Below is a trivialized example that shows the problem while removing
complexity found in our real policies.  We are doing this to implement
differentiated policies in a web application, where the web server
stores authenticated web client context into session parameters and
our policies check against those attributes rather than DB roles.

To work around this, we have to maintain our policies in a separate
SQL file, manually edit the dumps, and reapply our working policies.
This is obviously undesirable in the long run, where dumps taken as
periodic backups are not directly usable to reconstruct the DB...


Karl


Create a test database with these contents:

   CREATE FUNCTION current_attributes() RETURNS text[]
   STABLE AS $$
   BEGIN
     RETURN (
       SELECT array_agg(value)
       FROM json_array_elements_text(current_setting('ourapp.attributes')::json)
     );
   EXCEPTION WHEN OTHERS THEN
     RETURN NULL::text[];
   END;
   $$ LANGUAGE plpgsql;

   CREATE TABLE stuff (
     value text PRIMARY KEY
   );

   CREATE POLICY delete_stuff ON stuff
   FOR DELETE USING ('example attribute value' = ANY ( ((SELECT current_attributes()))::text[] ));


Trying to figure out how this works in the case above. Looks to me like you are comparing a text value to a text[].

Also why the the cast to text[], when the return value from the function is text[]?


The problem here is that:

scalar = ANY (array)
is different than
scalar = ANY (subquery)

The normalization in ?ruleutils? is munging things so that a query that is written as "scalar = ANY(array) is transformed into one that is "scalar = ANY(subquery)"

The extra parentheses and the cast are needed to force a "scalar = ANY(array)" where the basic expression looks like "scalar = ANY(subquery)"

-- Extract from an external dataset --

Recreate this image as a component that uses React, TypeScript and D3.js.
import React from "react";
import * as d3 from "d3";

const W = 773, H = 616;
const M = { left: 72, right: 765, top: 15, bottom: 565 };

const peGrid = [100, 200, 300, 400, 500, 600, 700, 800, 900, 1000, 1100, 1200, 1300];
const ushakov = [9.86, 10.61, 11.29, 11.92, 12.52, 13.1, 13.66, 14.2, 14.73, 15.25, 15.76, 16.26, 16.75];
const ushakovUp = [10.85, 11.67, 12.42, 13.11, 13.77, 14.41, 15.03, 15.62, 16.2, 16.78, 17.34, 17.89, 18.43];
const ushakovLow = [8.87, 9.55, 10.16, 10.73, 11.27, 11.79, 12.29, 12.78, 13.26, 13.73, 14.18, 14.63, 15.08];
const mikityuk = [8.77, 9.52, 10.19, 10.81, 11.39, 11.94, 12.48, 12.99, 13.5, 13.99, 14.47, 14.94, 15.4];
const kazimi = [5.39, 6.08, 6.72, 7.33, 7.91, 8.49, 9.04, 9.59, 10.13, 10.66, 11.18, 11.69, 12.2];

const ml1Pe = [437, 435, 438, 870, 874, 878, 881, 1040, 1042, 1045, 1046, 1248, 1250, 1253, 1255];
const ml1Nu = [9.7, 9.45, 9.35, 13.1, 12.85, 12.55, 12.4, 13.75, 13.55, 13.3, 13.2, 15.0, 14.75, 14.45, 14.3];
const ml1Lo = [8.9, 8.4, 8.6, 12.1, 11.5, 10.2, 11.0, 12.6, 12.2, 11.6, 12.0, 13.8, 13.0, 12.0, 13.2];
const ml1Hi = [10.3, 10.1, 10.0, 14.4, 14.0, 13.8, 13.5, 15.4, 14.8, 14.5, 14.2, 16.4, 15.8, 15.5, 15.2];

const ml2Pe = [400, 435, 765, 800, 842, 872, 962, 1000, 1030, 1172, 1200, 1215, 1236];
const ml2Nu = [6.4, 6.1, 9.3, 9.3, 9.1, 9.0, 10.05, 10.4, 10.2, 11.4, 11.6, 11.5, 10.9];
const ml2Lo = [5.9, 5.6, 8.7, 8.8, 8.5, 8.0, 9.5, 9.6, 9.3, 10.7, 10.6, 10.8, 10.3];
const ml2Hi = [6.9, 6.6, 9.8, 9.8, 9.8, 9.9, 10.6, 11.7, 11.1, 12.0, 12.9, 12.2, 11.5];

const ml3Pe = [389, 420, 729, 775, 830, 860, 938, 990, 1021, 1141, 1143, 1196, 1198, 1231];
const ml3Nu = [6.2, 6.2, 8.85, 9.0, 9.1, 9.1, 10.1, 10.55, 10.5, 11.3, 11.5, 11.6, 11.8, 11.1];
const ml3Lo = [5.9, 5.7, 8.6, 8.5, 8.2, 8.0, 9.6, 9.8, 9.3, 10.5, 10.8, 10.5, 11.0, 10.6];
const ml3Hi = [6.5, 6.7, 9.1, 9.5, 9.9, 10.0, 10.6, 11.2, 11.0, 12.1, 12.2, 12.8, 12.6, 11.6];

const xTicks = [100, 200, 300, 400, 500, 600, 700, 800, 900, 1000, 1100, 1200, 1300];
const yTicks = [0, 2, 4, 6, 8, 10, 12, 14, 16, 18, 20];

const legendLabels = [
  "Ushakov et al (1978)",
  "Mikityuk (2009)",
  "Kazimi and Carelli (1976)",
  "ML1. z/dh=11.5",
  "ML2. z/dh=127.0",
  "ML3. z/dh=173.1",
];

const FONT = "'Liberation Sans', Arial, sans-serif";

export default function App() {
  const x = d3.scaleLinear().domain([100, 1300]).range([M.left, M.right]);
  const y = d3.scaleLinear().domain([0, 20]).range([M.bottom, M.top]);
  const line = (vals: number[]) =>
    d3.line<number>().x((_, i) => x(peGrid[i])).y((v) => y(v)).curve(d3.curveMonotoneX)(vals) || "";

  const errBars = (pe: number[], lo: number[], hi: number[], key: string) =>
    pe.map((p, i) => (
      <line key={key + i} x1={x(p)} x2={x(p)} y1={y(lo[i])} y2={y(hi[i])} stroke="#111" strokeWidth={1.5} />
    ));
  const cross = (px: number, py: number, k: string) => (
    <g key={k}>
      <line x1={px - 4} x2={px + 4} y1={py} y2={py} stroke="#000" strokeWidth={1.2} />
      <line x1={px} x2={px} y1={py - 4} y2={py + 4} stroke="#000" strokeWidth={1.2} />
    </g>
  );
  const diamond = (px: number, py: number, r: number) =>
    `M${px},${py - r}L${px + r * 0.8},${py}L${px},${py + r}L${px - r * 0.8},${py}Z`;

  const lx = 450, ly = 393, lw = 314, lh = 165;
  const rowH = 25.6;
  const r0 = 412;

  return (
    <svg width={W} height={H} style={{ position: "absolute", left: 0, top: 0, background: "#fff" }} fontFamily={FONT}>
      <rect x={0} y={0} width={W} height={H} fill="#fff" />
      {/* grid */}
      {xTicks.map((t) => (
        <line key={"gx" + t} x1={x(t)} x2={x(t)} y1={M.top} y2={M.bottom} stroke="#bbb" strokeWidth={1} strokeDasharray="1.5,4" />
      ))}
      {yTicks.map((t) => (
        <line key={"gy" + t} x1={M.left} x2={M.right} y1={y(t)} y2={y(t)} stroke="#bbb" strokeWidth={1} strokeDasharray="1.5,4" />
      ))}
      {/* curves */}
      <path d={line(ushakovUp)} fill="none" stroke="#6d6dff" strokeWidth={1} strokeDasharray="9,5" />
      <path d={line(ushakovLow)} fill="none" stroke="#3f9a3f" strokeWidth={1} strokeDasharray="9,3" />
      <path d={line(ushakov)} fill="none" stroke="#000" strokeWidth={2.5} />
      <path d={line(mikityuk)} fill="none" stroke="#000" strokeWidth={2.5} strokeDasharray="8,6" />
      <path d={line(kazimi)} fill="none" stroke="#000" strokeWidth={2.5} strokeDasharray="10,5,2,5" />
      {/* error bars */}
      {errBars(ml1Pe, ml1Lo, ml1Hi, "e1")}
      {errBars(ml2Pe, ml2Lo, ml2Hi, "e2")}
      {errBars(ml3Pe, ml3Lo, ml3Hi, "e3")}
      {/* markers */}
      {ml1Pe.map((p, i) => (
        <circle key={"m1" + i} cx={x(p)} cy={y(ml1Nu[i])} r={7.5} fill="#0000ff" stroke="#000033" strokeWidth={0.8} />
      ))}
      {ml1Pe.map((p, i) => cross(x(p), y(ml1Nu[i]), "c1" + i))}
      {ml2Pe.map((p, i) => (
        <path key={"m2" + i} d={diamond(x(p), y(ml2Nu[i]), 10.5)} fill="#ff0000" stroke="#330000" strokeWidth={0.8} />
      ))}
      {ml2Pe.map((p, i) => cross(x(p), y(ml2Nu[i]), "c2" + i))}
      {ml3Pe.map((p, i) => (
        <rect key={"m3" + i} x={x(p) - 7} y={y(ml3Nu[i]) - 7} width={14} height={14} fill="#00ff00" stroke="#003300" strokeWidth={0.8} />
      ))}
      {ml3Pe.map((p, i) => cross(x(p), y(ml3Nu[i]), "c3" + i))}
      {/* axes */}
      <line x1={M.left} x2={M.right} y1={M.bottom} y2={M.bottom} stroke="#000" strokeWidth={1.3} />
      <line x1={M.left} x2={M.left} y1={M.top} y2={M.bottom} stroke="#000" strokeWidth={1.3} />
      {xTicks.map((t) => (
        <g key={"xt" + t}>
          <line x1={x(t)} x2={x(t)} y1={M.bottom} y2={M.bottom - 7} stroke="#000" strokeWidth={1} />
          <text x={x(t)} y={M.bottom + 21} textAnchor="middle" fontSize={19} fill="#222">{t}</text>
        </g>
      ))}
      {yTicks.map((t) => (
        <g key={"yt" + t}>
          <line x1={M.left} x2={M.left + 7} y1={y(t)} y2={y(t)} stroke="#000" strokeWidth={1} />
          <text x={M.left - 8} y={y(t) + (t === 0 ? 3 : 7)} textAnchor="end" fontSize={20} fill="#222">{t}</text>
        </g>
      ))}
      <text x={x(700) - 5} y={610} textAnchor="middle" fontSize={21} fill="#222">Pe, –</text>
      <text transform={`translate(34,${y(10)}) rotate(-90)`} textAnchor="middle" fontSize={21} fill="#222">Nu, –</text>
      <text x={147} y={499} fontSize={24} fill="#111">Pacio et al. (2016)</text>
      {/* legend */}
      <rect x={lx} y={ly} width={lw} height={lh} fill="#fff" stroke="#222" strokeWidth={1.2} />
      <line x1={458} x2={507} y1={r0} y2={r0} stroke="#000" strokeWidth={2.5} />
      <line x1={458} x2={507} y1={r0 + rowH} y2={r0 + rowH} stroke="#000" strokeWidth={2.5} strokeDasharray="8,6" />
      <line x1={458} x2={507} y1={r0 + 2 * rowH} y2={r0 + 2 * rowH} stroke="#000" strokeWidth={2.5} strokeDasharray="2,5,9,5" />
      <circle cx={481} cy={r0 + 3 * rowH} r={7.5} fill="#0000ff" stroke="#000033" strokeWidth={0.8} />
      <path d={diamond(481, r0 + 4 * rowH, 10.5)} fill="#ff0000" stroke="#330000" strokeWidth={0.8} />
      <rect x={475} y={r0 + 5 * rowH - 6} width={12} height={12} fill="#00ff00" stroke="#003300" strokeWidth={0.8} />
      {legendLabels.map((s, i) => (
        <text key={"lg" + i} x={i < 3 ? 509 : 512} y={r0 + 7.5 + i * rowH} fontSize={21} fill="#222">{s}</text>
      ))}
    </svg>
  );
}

Hope that helps - I could probably explain better but hopefully its not necessary..

David J.
 


The output of pg_dump (and similarly the '\d' command in psql) drops
the cast:

   CREATE POLICY delete_stuff ON stuff
   FOR DELETE TO PUBLIC USING (('example attribute value'::text = ANY (( SELECT current_attributes() AS current_attributes))));


And this causes an error when executing the dump file on a new database:

   ERROR:  operator does not exist: text = text[]
   HINT:  No operator matches the given name and argument type(s). You might need to add explicit type casts.